Récit autobiographique publié en 1920 décrivant les quatre années de la Première Guerre mondiale sur le front de l’ouest côté allemand, Orages d’acier compte parmi les livres les plus poignants et les plus réalistes sur ce conflit à en croire ceux qui y prirent part, peu importe leur camp.
Fruit des observations minutieuses consignées dans son journal par l’officier Ernst Jünger, l’ouvrage suit un déroulement chronologique. L’auteur narre ses expériences en tant que fantassin dans les tranchées dans un style précis, vif et extrêmement prenant.
Il y a très peu de pathos dans Orages d’acier, et c’est ce qui fait dire à beaucoup de critiques qu’il est une forme d’apologie de la guerre. Une affirmation à mon sens inexacte, puisque si effectivement Jünger raconte qu’il prit un réel plaisir à combattre auprès de ses frères d’armes, dont il exalte la virile et nécessaire communion dans le feu et la mort, il n’en demeure pas moins un homme comme les autres, en proie comme chacun au cataclysme des bombardements incessants de l’artillerie, à la boue insidieuse des tranchées et aux conditions de vie épouvantables sur le front. Certes son héroïsme est extraordinaire, au sens premier du terme (blessé en tout quatorze fois, il fut récipiendaire de la médaille du Mérite, plus haute distinction militaire allemande), mais cet héroïsme est en permanence tempéré dans le récit par les descriptions de l’apocalypse des combats, de leur violence inouïe et absurde.
Le plus impressionnant demeure à mon sens cette absence totale d’antipathie chez Jünger pour les soldats ennemis. Au contraire, il y a chez lui beaucoup de respect pour ceux qui, comme lui, mettent leur vie en péril au nom d’une cause patriotique. Orages d’acier n’est donc pas un livre engagé, pro-allemand ou anti-Alliés : il est avant tout le compte-rendu de l’expérience de quelqu’un ayant eu à cœur de servir son pays du mieux que son corps et son esprit le lui permirent.
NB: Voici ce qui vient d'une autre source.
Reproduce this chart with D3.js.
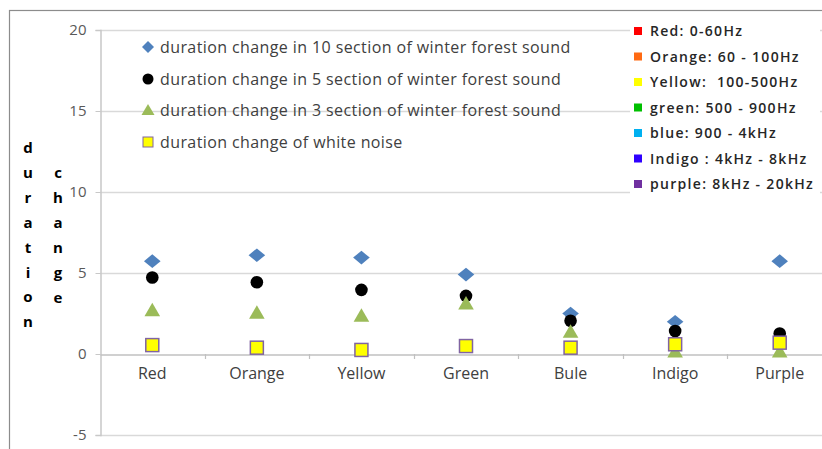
<!DOCTYPE html>
<html><head><meta charset="utf-8">
<script src="https://cdn.jsdelivr.net/npm/d3@7"></script>
<style>body{margin:0;background:#fff;} svg{display:block;}</style>
</head><body>
<svg id="c" width="822" height="449"></svg>
<script>
const categories = ["Red","Orange","Yellow","Green","Bule","Indigo","Purple"];
const seriesNames = [
  "duration change in 10 section of winter forest sound",
  "duration change in 5 section of winter forest sound",
  "duration change in 3 section of winter forest sound",
  "duration change of white noise"
];
const section10 = [5.73, 6.1, 5.95, 4.9, 2.5, 1.99, 5.73];
const section5  = [4.72, 4.43, 3.96, 3.59, 2.05, 1.42, 1.27];
const section3  = [2.7, 2.55, 2.36, 3.12, 1.37, 0.15, 0.15];
const whiteNoise = [0.55, 0.39, 0.25, 0.49, 0.39, 0.6, 0.7];
const yTicks = [20, 15, 10, 5, 0, -5];
const bandLabels = ["Red: 0-60Hz","Orange: 60 - 100Hz","Yellow:  100-500Hz","green: 500 - 900Hz","blue: 900 - 4kHz","Indigo : 4kHz - 8kHz","purple: 8kHz - 20kHz"];
const bandColors = ["#FF0000","#FF6A13","#FFFF00","#00C000","#00B0F0","#2E00FF","#7030A0"];
const axisTitle1 = "duration";
const axisTitle2 = "change";

const svg = d3.select("#c");
const font = "'Open Sans', sans-serif";
const x0 = 100, x1 = 832;
const y = d3.scaleLinear().domain([-5, 20]).range([435, 30]);
const x = d3.scaleBand().domain(categories).range([x0, x1]);

// outer border
svg.append("rect").attr("x", 9.5).attr("y", 10.5).attr("width", 830).attr("height", 460)
  .attr("fill", "none").attr("stroke", "#8c8c8c").attr("stroke-width", 1.2);

// gridlines
svg.append("g").selectAll("line").data(yTicks.filter(d => d !== 0)).join("line")
  .attr("x1", x0).attr("x2", x1).attr("y1", d => Math.round(y(d)) + 0.5).attr("y2", d => Math.round(y(d)) + 0.5)
  .attr("stroke", "#d9d9d9").attr("stroke-width", 1.5);

// y axis
const yAxis = d3.axisLeft(y).tickValues(yTicks).tickSize(5).tickFormat(d => String(d));
const gy = svg.append("g").attr("transform", `translate(${x0 + 0.5},0)`).call(yAxis);
gy.select(".domain").attr("stroke", "#c8c8c8").attr("stroke-width", 1.5);
gy.selectAll(".tick line").attr("stroke", "#c8c8c8");
gy.selectAll(".tick text").attr("font-family", font).attr("font-size", 15).attr("fill", "#595959").attr("x", -14);

// x axis at zero
const xAxis = d3.axisBottom(x).tickSize(0).tickPadding(13);
const gx = svg.append("g").attr("transform", `translate(0,${Math.round(y(0)) + 0.5})`).call(xAxis);
gx.select(".domain").attr("stroke", "#c0c0c0").attr("stroke-width", 1.5);
gx.selectAll(".tick text").attr("font-family", font).attr("font-size", 16).attr("fill", "#404040");
// boundary ticks
svg.append("g").selectAll("line").data(categories.slice(1)).join("line")
  .attr("x1", d => Math.round(x(d)) + 0.5).attr("x2", d => Math.round(x(d)) + 0.5)
  .attr("y1", y(0)).attr("y2", y(0) + 5).attr("stroke", "#c0c0c0").attr("stroke-width", 1.2);

// axis title letters
const tl = svg.append("g").attr("font-family", font).attr("font-weight", "bold").attr("font-size", 15).attr("fill", "#000");
axisTitle1.split("").forEach((ch, i) => tl.append("text").attr("x", 28).attr("y", 153 + i * 24.9).attr("text-anchor", "middle").text(ch));
axisTitle2.split("").forEach((ch, i) => tl.append("text").attr("x", 58).attr("y", 178 + i * 24.9).attr("text-anchor", "middle").text(ch));

// series
const cx = c => x(c) + x.bandwidth() / 2;
svg.append("g").selectAll("path").data(section10).join("path")
  .attr("d", "M0,-6.8L8.3,0L0,6.8L-8.3,0Z")
  .attr("transform", (d, i) => `translate(${cx(categories[i])},${y(d)})`)
  .attr("fill", "#4F81BD");
svg.append("g").selectAll("circle").data(section5).join("circle")
  .attr("cx", (d, i) => cx(categories[i])).attr("cy", d => y(d)).attr("r", 6.3).attr("fill", "#000");
svg.append("g").selectAll("path").data(section3).join("path")
  .attr("d", "M0,-7.5L7.8,6L-7.8,6Z")
  .attr("transform", (d, i) => `translate(${cx(categories[i])},${y(d)})`)
  .attr("fill", "#9BBB59");
svg.append("g").selectAll("rect").data(whiteNoise).join("rect")
  .attr("x", (d, i) => cx(categories[i]) - 6.5).attr("y", d => y(d) - 6.5)
  .attr("width", 13).attr("height", 13).attr("fill", "#FFFF00").attr("stroke", "#8064A2").attr("stroke-width", 1.5);

// series legend
const lg = svg.append("g").attr("font-family", font).attr("font-size", 16).attr("letter-spacing", 0.4).attr("fill", "#404040");
const ly = [47, 79, 110, 142];
seriesNames.forEach((n, i) => {
  lg.append("text").attr("x", 160).attr("y", ly[i] + 5.5).text(n);
});
lg.append("path").attr("d", "M0,-6L6,0L0,6L-6,0Z").attr("transform", `translate(148,${ly[0]})`).attr("fill", "#4F81BD");
lg.append("circle").attr("cx", 148).attr("cy", ly[1]).attr("r", 5.5).attr("fill", "#000");
lg.append("path").attr("d", "M0,-6L6.5,5L-6.5,5Z").attr("transform", `translate(148,${ly[2]})`).attr("fill", "#9BBB59");
lg.append("rect").attr("x", 143).attr("y", ly[3] - 5).attr("width", 10).attr("height", 10).attr("fill", "#FFFF00").attr("stroke", "#8064A2");

// band legend
const bg = svg.append("g").attr("font-family", font).attr("font-size", 14).attr("font-weight", 600).attr("letter-spacing", 1.3).attr("fill", "#262626");
bg.append("rect").attr("x", 630).attr("y", 20).attr("width", 190).attr("height", 178).attr("fill", "#fff");
const by = d3.range(bandLabels.length).map(i => 31 + i * 25.5);
bandLabels.forEach((t, i) => {
  bg.append("rect").attr("x", 634).attr("y", by[i] - 4).attr("width", 8).attr("height", 8).attr("fill", bandColors[i]);
  bg.append("text").attr("x", 650).attr("y", by[i] + 5).attr("xml:space", "preserve").style("white-space", "pre").text(t);
});
</script>
</body></html>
Le livre est également un roman d’apprentissage, en cela que Jünger, âgé d’à peine vingt ans quand commence la guerre, développe progressivement au fil des pages une façon de concevoir le monde qui sera sienne ensuite pour le reste de sa vie. Conception traditionnelle, d’aucuns diront passéiste, ancrée pour partie dans la riche histoire de l’Allemagne et dans la relation symbiotique de l’État prussien avec la guerre comme moyen d’unir les peuples, mais aussi de se transcender soi-même.
On dévore les pages d’Orages d’acier comme on regarde avidement un très bon film : sans en perdre une miette. Il ressort paradoxalement de sa lecture une profonde impression d’humanisme qui tranche bien évidemment avec l’horreur des combats de la Première Guerre mondiale et le compte stratosphérique des pertes humaines. Une contradiction que ne pouvait résoudre qu'un homme ayant pris part à ce conflit tout en en appréciant ce qu'il pût avoir sinon de positif, tout du moins de grand, d'incomparable.
Lu en français dans la traduction d'Henri Plard.